◆ To be done ◆
Go through the records from the first line and retype each one exactly, stopping once the line with "elinewidth=0.8, capsize=1.5, capthick=0.8)" is done. Pictures are left out.

◆ Extracted data ◆
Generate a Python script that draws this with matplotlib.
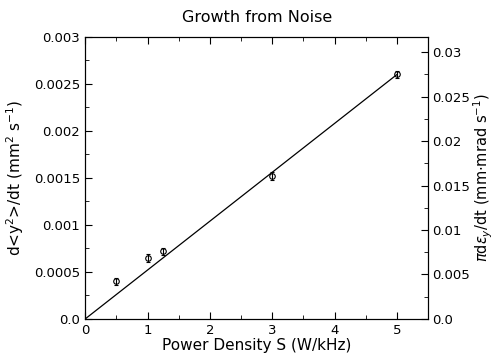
import matplotlib
matplotlib.use("Agg")
import matplotlib.pyplot as plt
from matplotlib.ticker import MultipleLocator

# measured growth rates
power = [0.5, 1.0, 1.25, 3.0, 5.0]
growth = [0.00040, 0.00065, 0.00072, 0.00152, 0.00260]
growth_err = [0.00004, 0.00004, 0.00004, 0.00004, 0.00004]

# linear fit through origin
fit_x = [0.0, 5.0]
fit_y = [0.0, 0.00260]

ratio = 10.57  # right axis scale

plt.rcParams['font.family'] = 'DejaVu Sans'
plt.rcParams['mathtext.fontset'] = 'dejavusans'

fig = plt.figure(figsize=(4.95, 3.58), dpi=100)
ax = fig.add_axes([0.172, 0.109, 0.693, 0.788])

ax.plot(fit_x, fit_y, color='black', lw=0.9)
ax.errorbar(power, growth, yerr=growth_err, fmt='o', mfc='none', mec='black',
            ms=4, mew=0.8, ecolor='black', elinewidth=0.8, capsize=1.5, capthick=0.8)

ax.set_xlim(0, 5.5)
ax.set_ylim(0, 0.003)
ax.xaxis.set_major_locator(MultipleLocator(1))
ax.xaxis.set_minor_locator(MultipleLocator(0.5))
ax.yaxis.set_minor_locator(MultipleLocator(0.00025))
ax.set_yticks([0, 0.0005, 0.001, 0.0015, 0.002, 0.0025, 0.003])
ax.set_yticklabels(['0.0', '0.0005', '0.001', '0.0015', '0.002', '0.0025', '0.003'])
ax.tick_params(which='both', direction='in', top=True, labelsize=9.5)
ax.tick_params(which='major', length=5)
ax.tick_params(which='minor', length=3)

ax.set_title('Growth from Noise', fontsize=11.5, pad=11)
ax.set_xlabel('Power Density S (W/kHz)', fontsize=11, labelpad=1)
ax.set_ylabel(r'd<y$^2$>/dt (mm$^2$ s$^{-1}$)', fontsize=11, labelpad=6)

ax2 = ax.twinx()
ax2.set_ylim(0, 0.003 * ratio)
ax2.set_yticks([0, 0.005, 0.01, 0.015, 0.02, 0.025, 0.03])
ax2.set_yticklabels(['0.0', '0.005', '0.01', '0.015', '0.02', '0.025', '0.03'])
ax2.yaxis.set_minor_locator(MultipleLocator(0.0025))
ax2.tick_params(which='both', direction='in', labelsize=9.5, pad=3)
ax2.tick_params(which='major', length=5)
ax2.tick_params(which='minor', length=3)
ax2.set_ylabel(r'$\pi$d$\epsilon_y$/dt (mm$\cdot$mrad s$^{-1}$)', fontsize=10.5, labelpad=1)

fig.savefig('out.png', dpi=100)
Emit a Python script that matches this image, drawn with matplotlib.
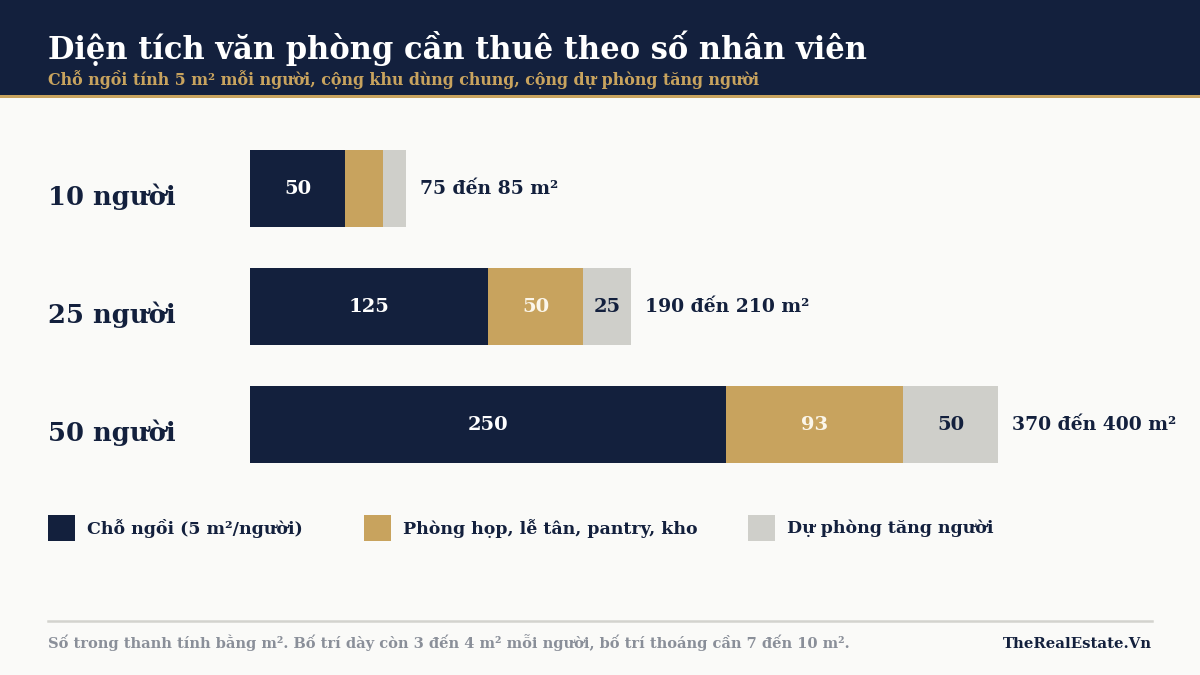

◆ Written response ◆
Generate a Python script that draws this with matplotlib.
import matplotlib
matplotlib.use("Agg")
import matplotlib.pyplot as plt
from matplotlib.ticker import MultipleLocator

# measured growth rates
power = [0.5, 1.0, 1.25, 3.0, 5.0]
growth = [0.00040, 0.00065, 0.00072, 0.00152, 0.00260]
growth_err = [0.00004, 0.00004, 0.00004, 0.00004, 0.00004]

# linear fit through origin
fit_x = [0.0, 5.0]
fit_y = [0.0, 0.00260]

ratio = 10.57  # right axis scale

plt.rcParams['font.family'] = 'DejaVu Sans'
plt.rcParams['mathtext.fontset'] = 'dejavusans'

fig = plt.figure(figsize=(4.95, 3.58), dpi=100)
ax = fig.add_axes([0.172, 0.109, 0.693, 0.788])

ax.plot(fit_x, fit_y, color='black', lw=0.9)
ax.errorbar(power, growth, yerr=growth_err, fmt='o', mfc='none', mec='black',
            ms=4, mew=0.8, ecolor='black', elinewidth=0.8, capsize=1.5, capthick=0.8)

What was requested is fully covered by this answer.